» AIM: Quote each line of the material verbatim, without the pictures.
........
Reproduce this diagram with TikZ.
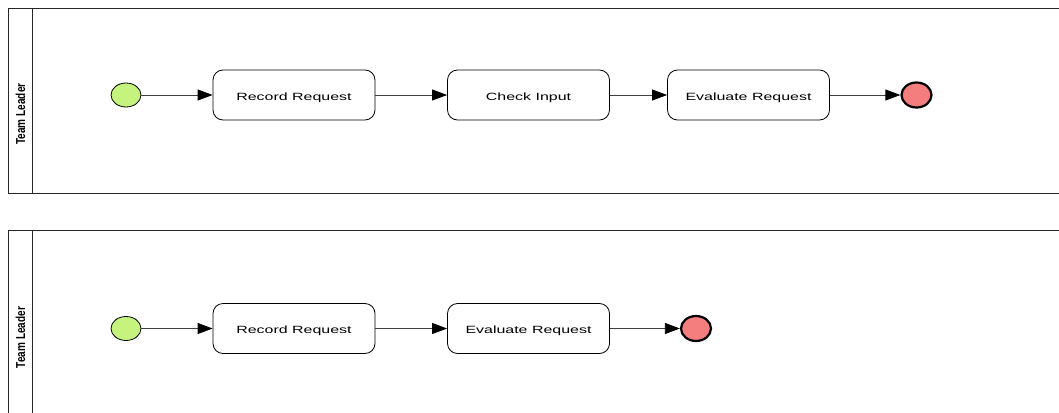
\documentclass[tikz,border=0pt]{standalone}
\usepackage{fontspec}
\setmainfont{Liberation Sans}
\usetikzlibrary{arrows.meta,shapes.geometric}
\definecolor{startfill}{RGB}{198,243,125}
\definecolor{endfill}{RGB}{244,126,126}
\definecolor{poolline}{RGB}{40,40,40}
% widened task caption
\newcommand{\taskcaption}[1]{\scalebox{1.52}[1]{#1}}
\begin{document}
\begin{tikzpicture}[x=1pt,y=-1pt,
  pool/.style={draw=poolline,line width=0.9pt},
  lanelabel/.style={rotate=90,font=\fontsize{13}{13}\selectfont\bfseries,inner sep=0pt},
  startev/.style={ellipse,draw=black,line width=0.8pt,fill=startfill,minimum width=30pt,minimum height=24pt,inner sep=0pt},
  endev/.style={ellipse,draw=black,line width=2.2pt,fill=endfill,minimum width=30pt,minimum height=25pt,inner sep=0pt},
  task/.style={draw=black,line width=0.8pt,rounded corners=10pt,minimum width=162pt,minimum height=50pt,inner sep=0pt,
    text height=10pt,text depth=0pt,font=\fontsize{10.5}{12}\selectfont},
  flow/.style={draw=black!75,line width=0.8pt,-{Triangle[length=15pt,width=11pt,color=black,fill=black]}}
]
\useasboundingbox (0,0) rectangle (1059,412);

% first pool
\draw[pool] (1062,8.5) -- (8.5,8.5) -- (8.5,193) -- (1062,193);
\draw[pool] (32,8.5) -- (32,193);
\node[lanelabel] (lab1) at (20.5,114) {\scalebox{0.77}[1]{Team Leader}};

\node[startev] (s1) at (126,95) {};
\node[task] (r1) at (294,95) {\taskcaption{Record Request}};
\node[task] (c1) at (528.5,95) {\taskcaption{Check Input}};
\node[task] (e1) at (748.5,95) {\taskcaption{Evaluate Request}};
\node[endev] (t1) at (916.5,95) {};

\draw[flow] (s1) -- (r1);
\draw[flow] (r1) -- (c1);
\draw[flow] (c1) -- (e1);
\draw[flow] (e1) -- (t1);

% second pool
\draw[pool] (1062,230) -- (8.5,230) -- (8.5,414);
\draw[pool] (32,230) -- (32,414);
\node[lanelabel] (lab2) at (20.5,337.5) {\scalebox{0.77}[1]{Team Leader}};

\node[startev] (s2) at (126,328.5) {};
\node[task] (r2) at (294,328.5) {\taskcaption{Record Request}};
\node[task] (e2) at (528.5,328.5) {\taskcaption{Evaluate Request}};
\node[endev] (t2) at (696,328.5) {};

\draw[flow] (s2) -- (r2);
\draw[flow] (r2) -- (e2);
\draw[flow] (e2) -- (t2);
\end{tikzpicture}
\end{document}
........
» TASK OUTPUT:
Reproduce this diagram with TikZ.
\documentclass[tikz,border=0pt]{standalone}
\usepackage{fontspec}
\setmainfont{Liberation Sans}
\usetikzlibrary{arrows.meta,shapes.geometric}
\definecolor{startfill}{RGB}{198,243,125}
\definecolor{endfill}{RGB}{244,126,126}
\definecolor{poolline}{RGB}{40,40,40}
% widened task caption
\newcommand{\taskcaption}[1]{\scalebox{1.52}[1]{#1}}
\begin{document}
\begin{tikzpicture}[x=1pt,y=-1pt,
  pool/.style={draw=poolline,line width=0.9pt},
  lanelabel/.style={rotate=90,font=\fontsize{13}{13}\selectfont\bfseries,inner sep=0pt},
  startev/.style={ellipse,draw=black,line width=0.8pt,fill=startfill,minimum width=30pt,minimum height=24pt,inner sep=0pt},
  endev/.style={ellipse,draw=black,line width=2.2pt,fill=endfill,minimum width=30pt,minimum height=25pt,inner sep=0pt},
  task/.style={draw=black,line width=0.8pt,rounded corners=10pt,minimum width=162pt,minimum height=50pt,inner sep=0pt,
    text height=10pt,text depth=0pt,font=\fontsize{10.5}{12}\selectfont},
  flow/.style={draw=black!75,line width=0.8pt,-{Triangle[length=15pt,width=11pt,color=black,fill=black]}}
]
\useasboundingbox (0,0) rectangle (1059,412);

% first pool
\draw[pool] (1062,8.5) -- (8.5,8.5) -- (8.5,193) -- (1062,193);
\draw[pool] (32,8.5) -- (32,193);
\node[lanelabel] (lab1) at (20.5,114) {\scalebox{0.77}[1]{Team Leader}};

\node[startev] (s1) at (126,95) {};
\node[task] (r1) at (294,95) {\taskcaption{Record Request}};
\node[task] (c1) at (528.5,95) {\taskcaption{Check Input}};
\node[task] (e1) at (748.5,95) {\taskcaption{Evaluate Request}};
\node[endev] (t1) at (916.5,95) {};

\draw[flow] (s1) -- (r1);
\draw[flow] (r1) -- (c1);
\draw[flow] (c1) -- (e1);
\draw[flow] (e1) -- (t1);

% second pool
\draw[pool] (1062,230) -- (8.5,230) -- (8.5,414);
\draw[pool] (32,230) -- (32,414);
\node[lanelabel] (lab2) at (20.5,337.5) {\scalebox{0.77}[1]{Team Leader}};

\node[startev] (s2) at (126,328.5) {};
\node[task] (r2) at (294,328.5) {\taskcaption{Record Request}};
\node[task] (e2) at (528.5,328.5) {\taskcaption{Evaluate Request}};
\node[endev] (t2) at (696,328.5) {};

\draw[flow] (s2) -- (r2);
\draw[flow] (r2) -- (e2);
\draw[flow] (e2) -- (t2);
\end{tikzpicture}
\end{document}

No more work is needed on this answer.